Ave voadora mais pesada do mundo usa plantas para ‘automedicar-se’

Que os humanos usam medicamentos para curar um sem-fim de problemas de saúde não é novidade para ninguém, e já foi descoberto que vários outros animais, como chimpanzés, abelhas, elefantes e répteis recorrem às plantas para se sentirem melhor, evitar doenças, facilitar a digestão ou matar parasitas.
No entanto, pela primeira vez, um grupo de cientistas espanhóis descobriu que também a abetarda (Otis tarda), considerada a ave voadora mais pesada do mundo, consome ativamente, e com maior frequência, duas espécies de plantas para se livrar de parasitas, fungos e outros patógenos: papoilas (Papaver rhoeas) e línguas-de-vaca (Echium plantagineum). Os machos dessa espécie podem medir mais de um metro de comprimento e pesar até 16 quilogramas.
Os cientistas consideram que este poderá ser um “exemplo raro” de uma ave que usa plantas para combater doenças, ou seja, que se automedica.

Crédito: Carlos Palacín
Luis M. Bautista-Sopelana, cientista residente do Museu Nacional de Ciências Naturais, em Madrid, e o principal autor do estudo publicado a revista ‘Frontiers in Ecology and Evolution’, salienta que a investigação “mostra que a abetarda prefere comer plantas com compostos químicos com efeitos antiparasitários”.
Apesar de 70% da população viver na Península Ibérica, esta ave distribui-se pelas regiões da Europa ocidental, do Norte de África e da Ásia oriental, e está classificada com o estatuto de ‘vulnerável’ pela União Internacional para a Conservação da Natureza (IUCN).
Azucena Gonzalez-Coloma, do Instituto de Ciências Agrícolas de Madrid, também participou neste estudo, e assinala que, pelo menos em teoria, tanto os machos como as fêmeas de abetarda beneficiam desta automedicação à base de plantas, especialmente durante a época da reprodução, “quando as doenças sexualmente transmissíveis são comuns”. Por outro lado, o consumo dessas plantas ajuda os machos a conquistarem uma parceira, pois, livres de patógenos que possam arruinar a sua performance, “parecerão mais saudáveis, vigorosos e atraentes” aos olhos das fêmeas, diz a especialista.
Durante a investigação, os cientistas conseguiram verificar que as abetardas consumiam papoilas e línguas-de-vaca com especial intensidade durante a época do acasalamento, comparativamente a outras alturas do ano.
As fêmeas não se afastam muito dos seus locais de nidificação, onde depositarão os ovos durante toda a sua vida, e a acumulação de fezes faz aumentar o risco de infeções ou reinfeções, pelo que a ingestão dessas plantas específicas ajuda-as a manterem-se saudáveis.
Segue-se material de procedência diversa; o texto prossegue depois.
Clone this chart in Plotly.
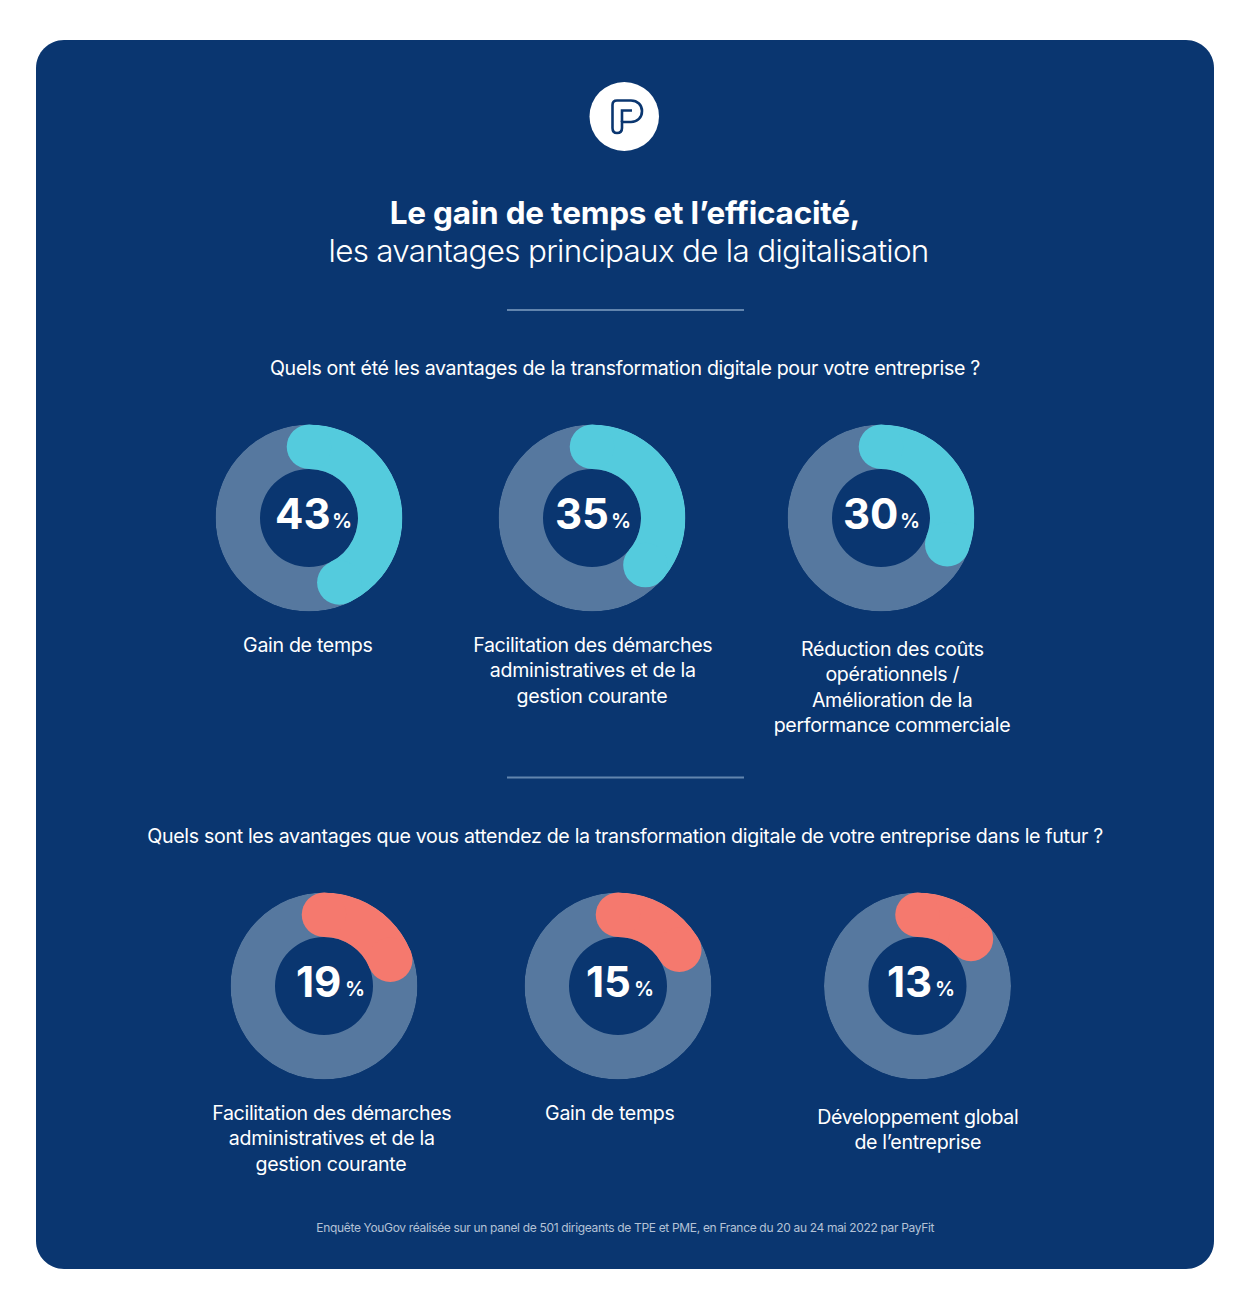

Ainda, os machos gastam muita energia durante a época reprodutiva, com os espetáculos enérgicos com os quais pretendem atrair uma companheira, pelo que os seus sistemas imunitários ficam fragilizados. Assim, ao ‘automedicarem-se’ asseguram que continuam livres de doenças e que podem prolongar a sua linhagem genética.